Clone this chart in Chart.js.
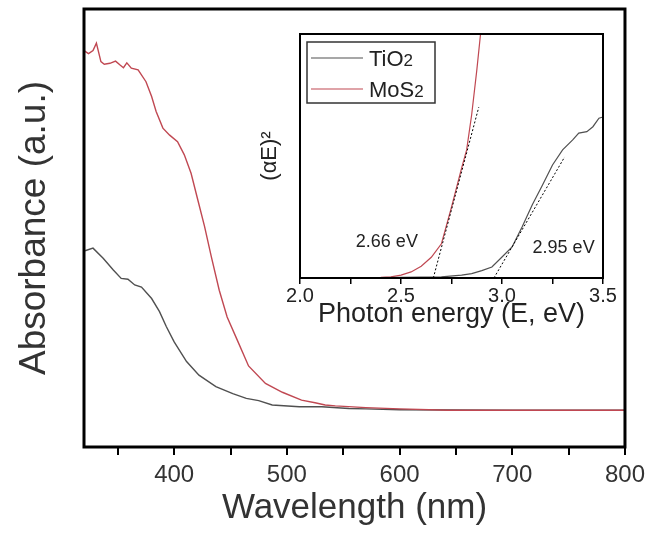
<!DOCTYPE html>
<html>
<head>
<meta charset="utf-8">
<script src="https://cdn.jsdelivr.net/npm/chart.js@4.4.1/dist/chart.umd.min.js"></script>
<style>
  html, body { margin: 0; padding: 0; background: #fff; }
  #wrap { position: relative; width: 651px; height: 536px; }
  #main-chart { position: absolute; left: 0; top: 0; }
  #inset-chart { position: absolute; left: 240px; top: 20px; }
</style>
</head>
<body>
<div id="wrap">
  <canvas id="main-chart" width="651" height="536"></canvas>
  <canvas id="inset-chart" width="380" height="320"></canvas>
</div>
<script>
// main panel: absorbance vs wavelength
var mosWavelength = [320, 324, 328, 331, 335, 338, 343, 348, 352, 355, 358, 362, 368, 375, 380, 384, 390, 396, 403, 409, 415, 421, 427, 433, 440, 447, 456, 466, 481, 496, 513, 525, 534, 543, 570, 600, 643, 700, 800]
var mosAbsorbance = [0.905, 0.898, 0.905, 0.922, 0.880, 0.874, 0.876, 0.881, 0.872, 0.866, 0.877, 0.865, 0.861, 0.834, 0.800, 0.766, 0.728, 0.712, 0.697, 0.667, 0.625, 0.564, 0.503, 0.434, 0.358, 0.297, 0.244, 0.185, 0.145, 0.125, 0.107, 0.101, 0.096, 0.094, 0.090, 0.087, 0.084, 0.084, 0.084]

var tioWavelength = [321, 328, 337, 346, 353, 359, 365, 371, 380, 387, 393, 400, 411, 422, 437, 452, 464, 475, 487, 511, 531, 555, 570, 600, 700, 800]
var tioAbsorbance = [0.448, 0.454, 0.431, 0.404, 0.385, 0.383, 0.370, 0.365, 0.339, 0.309, 0.275, 0.240, 0.195, 0.164, 0.138, 0.122, 0.111, 0.106, 0.096, 0.092, 0.092, 0.088, 0.087, 0.085, 0.084, 0.084]

var wavelengthTicks = [350, 400, 450, 500, 550, 600, 650, 700, 750, 800]

// inset: Tauc plot
var mosEnergy = [2.0, 2.2, 2.4, 2.45, 2.5, 2.55, 2.6, 2.65, 2.7, 2.75, 2.8, 2.825, 2.85, 2.875, 2.9]
var mosTauc = [0.002, 0.002, 0.003, 0.005, 0.012, 0.025, 0.048, 0.085, 0.14, 0.29, 0.45, 0.525, 0.67, 0.85, 1.05]

var tioEnergy = [2.0, 2.4, 2.7, 2.8, 2.85, 2.9, 2.95, 3.0, 3.05, 3.1, 3.15, 3.2, 3.25, 3.3, 3.35, 3.38, 3.42, 3.45, 3.48, 3.5]
var tioTauc = [0.002, 0.002, 0.005, 0.012, 0.018, 0.03, 0.045, 0.086, 0.127, 0.21, 0.30, 0.38, 0.463, 0.525, 0.566, 0.594, 0.60, 0.62, 0.655, 0.66]

var mosFitEnergy = [2.66, 2.885]
var mosFitTauc = [0, 0.70]
var tioFitEnergy = [2.96, 3.31]
var tioFitTauc = [0, 0.496]

var energyTicks = [2.0, 2.25, 2.5, 2.75, 3.0, 3.25, 3.5]

var seriesNames = ['TiO2', 'MoS2']

const FONT = "'Liberation Sans', Arial, sans-serif"
const GREY = 'rgb(80, 80, 80)'
const RED = 'rgb(192, 72, 82)'

function toPoints(xs, ys)
{
    return xs.map(function (x, i) { return { x: x, y: ys[i] } })
}

const framePlugin = {
    id: 'frame',
    beforeDraw: function (chart, args, opts)
    {
        const a = chart.chartArea
        const ctx = chart.ctx
        ctx.save()
        ctx.fillStyle = '#fff'
        ctx.fillRect(a.left, a.top, a.right - a.left, a.bottom - a.top)
        ctx.restore()
    },
    afterDraw: function (chart, args, opts)
    {
        const a = chart.chartArea
        const ctx = chart.ctx
        ctx.save()
        ctx.strokeStyle = '#000'
        ctx.lineWidth = opts.width
        ctx.strokeRect(a.left, a.top, a.right - a.left, a.bottom - a.top)
        ctx.restore()
    }
}

function setMainChart()
{
    new Chart('main-chart', {
        type: 'scatter',
        data: {
            datasets: [
                {
                    label: seriesNames[1],
                    data: toPoints(mosWavelength, mosAbsorbance),
                    borderColor: RED,
                    borderWidth: 1.4,
                    showLine: true,
                    pointRadius: 0
                },
                {
                    label: seriesNames[0],
                    data: toPoints(tioWavelength, tioAbsorbance),
                    borderColor: GREY,
                    borderWidth: 1.4,
                    showLine: true,
                    pointRadius: 0
                }
            ]
        },
        options: {
            responsive: false,
            animation: false,
            layout: { padding: { top: 9, right: 25, left: 0, bottom: 0 } },
            plugins: {
                legend: { display: false },
                tooltip: { enabled: false },
                frame: { width: 3 }
            },
            scales: {
                x: {
                    type: 'linear',
                    min: 320,
                    max: 800,
                    border: { display: false },
                    grid: { drawOnChartArea: false, drawTicks: true, tickLength: 8, color: '#000', lineWidth: 2 },
                    afterBuildTicks: function (s) { s.ticks = wavelengthTicks.map(function (v) { return { value: v } }) },
                    afterFit: function (s) { s.height = 89 },
                    ticks: {
                        padding: 6,
                        color: '#333',
                        font: { family: FONT, size: 24 },
                        callback: function (v) { return v % 100 === 0 ? String(v) : '' }
                    },
                    title: {
                        display: true,
                        text: 'Wavelength (nm)',
                        color: '#333',
                        font: { family: FONT, size: 35 },
                        padding: { top: 0, bottom: 7 }
                    }
                },
                y: {
                    min: 0,
                    max: 1,
                    border: { display: false },
                    grid: { display: false },
                    ticks: { display: false },
                    afterFit: function (s) { s.width = 84 },
                    title: {
                        display: true,
                        text: 'Absorbance (a.u.)',
                        color: '#333',
                        font: { family: FONT, size: 37 },
                        padding: { top: 13, bottom: 0 }
                    }
                }
            }
        },
        plugins: [framePlugin]
    })
}

const insetExtras = {
    id: 'insetExtras',
    afterDraw: function (chart, args, opts)
    {
        const a = chart.chartArea
        const ctx = chart.ctx
        const xs = chart.scales.x
        const ys = chart.scales.y
        ctx.save()

        // band gap labels
        ctx.fillStyle = '#222'
        ctx.font = '18px ' + FONT
        ctx.textAlign = 'center'
        ctx.textBaseline = 'middle'
        opts.notes.forEach(function (n) {
            ctx.fillText(n.text, xs.getPixelForValue(n.x), ys.getPixelForValue(n.y))
        })

        // legend box
        const bx = a.left + 7, by = a.top + 8
        ctx.strokeStyle = '#333'
        ctx.lineWidth = 1.5
        ctx.strokeRect(bx, by, 128, 61)
        const colors = [GREY, RED]
        const rows = [24, 55]
        ctx.textAlign = 'left'
        ctx.textBaseline = 'alphabetic'
        seriesNames.forEach(function (name, i) {
            const y = a.top + rows[i]
            ctx.strokeStyle = colors[i]
            ctx.lineWidth = 1.2
            ctx.beginPath()
            ctx.moveTo(a.left + 11, y)
            ctx.lineTo(a.left + 63, y)
            ctx.stroke()
            const base = name.replace(/\d+$/, '')
            const sub = name.slice(base.length)
            ctx.fillStyle = '#222'
            ctx.font = '22px ' + FONT
            ctx.fillText(base, a.left + 69, y + 8)
            const w = ctx.measureText(base).width
            ctx.font = '17px ' + FONT
            ctx.fillText(sub, a.left + 69 + w, y + 8)
        })
        ctx.restore()
    }
}

function setInsetChart()
{
    new Chart('inset-chart', {
        type: 'scatter',
        data: {
            datasets: [
                {
                    label: 'fit ' + seriesNames[1],
                    data: toPoints(mosFitEnergy, mosFitTauc),
                    borderColor: '#000',
                    borderWidth: 1,
                    borderDash: [2, 2],
                    showLine: true,
                    pointRadius: 0
                },
                {
                    label: 'fit ' + seriesNames[0],
                    data: toPoints(tioFitEnergy, tioFitTauc),
                    borderColor: '#000',
                    borderWidth: 1,
                    borderDash: [2, 2],
                    showLine: true,
                    pointRadius: 0
                },
                {
                    label: seriesNames[0],
                    data: toPoints(tioEnergy, tioTauc),
                    borderColor: GREY,
                    borderWidth: 1.2,
                    showLine: true,
                    pointRadius: 0
                },
                {
                    label: seriesNames[1],
                    data: toPoints(mosEnergy, mosTauc),
                    borderColor: RED,
                    borderWidth: 1.2,
                    showLine: true,
                    pointRadius: 0
                }
            ]
        },
        options: {
            responsive: false,
            animation: false,
            layout: { padding: { top: 14, right: 17, left: 0, bottom: 0 } },
            plugins: {
                legend: { display: false },
                tooltip: { enabled: false },
                frame: { width: 2 },
                insetExtras: {
                    notes: [
                        { text: '2.66 eV', x: 2.43, y: 0.148 },
                        { text: '2.95 eV', x: 3.305, y: 0.123 }
                    ]
                }
            },
            scales: {
                x: {
                    type: 'linear',
                    min: 2.0,
                    max: 3.5,
                    border: { display: false },
                    grid: { drawOnChartArea: false, drawTicks: true, tickLength: 6, color: '#000', lineWidth: 1.5 },
                    afterBuildTicks: function (s) { s.ticks = energyTicks.map(function (v) { return { value: v } }) },
                    afterFit: function (s) { s.height = 62 },
                    ticks: {
                        padding: 0,
                        color: '#222',
                        font: { family: FONT, size: 20 },
                        callback: function (v) { return Math.abs(v * 2 - Math.round(v * 2)) < 1e-6 ? v.toFixed(1) : '' }
                    },
                    title: {
                        display: true,
                        text: 'Photon energy (E, eV)',
                        color: '#222',
                        font: { family: FONT, size: 27 },
                        padding: { top: 0, bottom: 9 }
                    }
                },
                y: {
                    min: 0,
                    max: 1,
                    border: { display: false },
                    grid: { display: false },
                    ticks: { display: false },
                    afterFit: function (s) { s.width = 60 },
                    title: {
                        display: true,
                        text: '(αE)²',
                        color: '#222',
                        font: { family: FONT, size: 22 },
                        padding: { top: 17, bottom: 0 }
                    }
                }
            }
        },
        plugins: [framePlugin, insetExtras]
    })
}

setMainChart()
setInsetChart()
</script>
</body>
</html>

▬▬▬▬▬▬

#### [GOAL]
Restate the data word for word from its first line through the line with "0.084, 0.084, 0.084]", leaving out any picture along the way.

#### [EXERCISE ANSWER]
Clone this chart in Chart.js.
<!DOCTYPE html>
<html>
<head>
<meta charset="utf-8">
<script src="https://cdn.jsdelivr.net/npm/chart.js@4.4.1/dist/chart.umd.min.js"></script>
<style>
  html, body { margin: 0; padding: 0; background: #fff; }
  #wrap { position: relative; width: 651px; height: 536px; }
  #main-chart { position: absolute; left: 0; top: 0; }
  #inset-chart { position: absolute; left: 240px; top: 20px; }
</style>
</head>
<body>
<div id="wrap">
  <canvas id="main-chart" width="651" height="536"></canvas>
  <canvas id="inset-chart" width="380" height="320"></canvas>
</div>
<script>
// main panel: absorbance vs wavelength
var mosWavelength = [320, 324, 328, 331, 335, 338, 343, 348, 352, 355, 358, 362, 368, 375, 380, 384, 390, 396, 403, 409, 415, 421, 427, 433, 440, 447, 456, 466, 481, 496, 513, 525, 534, 543, 570, 600, 643, 700, 800]
var mosAbsorbance = [0.905, 0.898, 0.905, 0.922, 0.880, 0.874, 0.876, 0.881, 0.872, 0.866, 0.877, 0.865, 0.861, 0.834, 0.800, 0.766, 0.728, 0.712, 0.697, 0.667, 0.625, 0.564, 0.503, 0.434, 0.358, 0.297, 0.244, 0.185, 0.145, 0.125, 0.107, 0.101, 0.096, 0.094, 0.090, 0.087, 0.084, 0.084, 0.084]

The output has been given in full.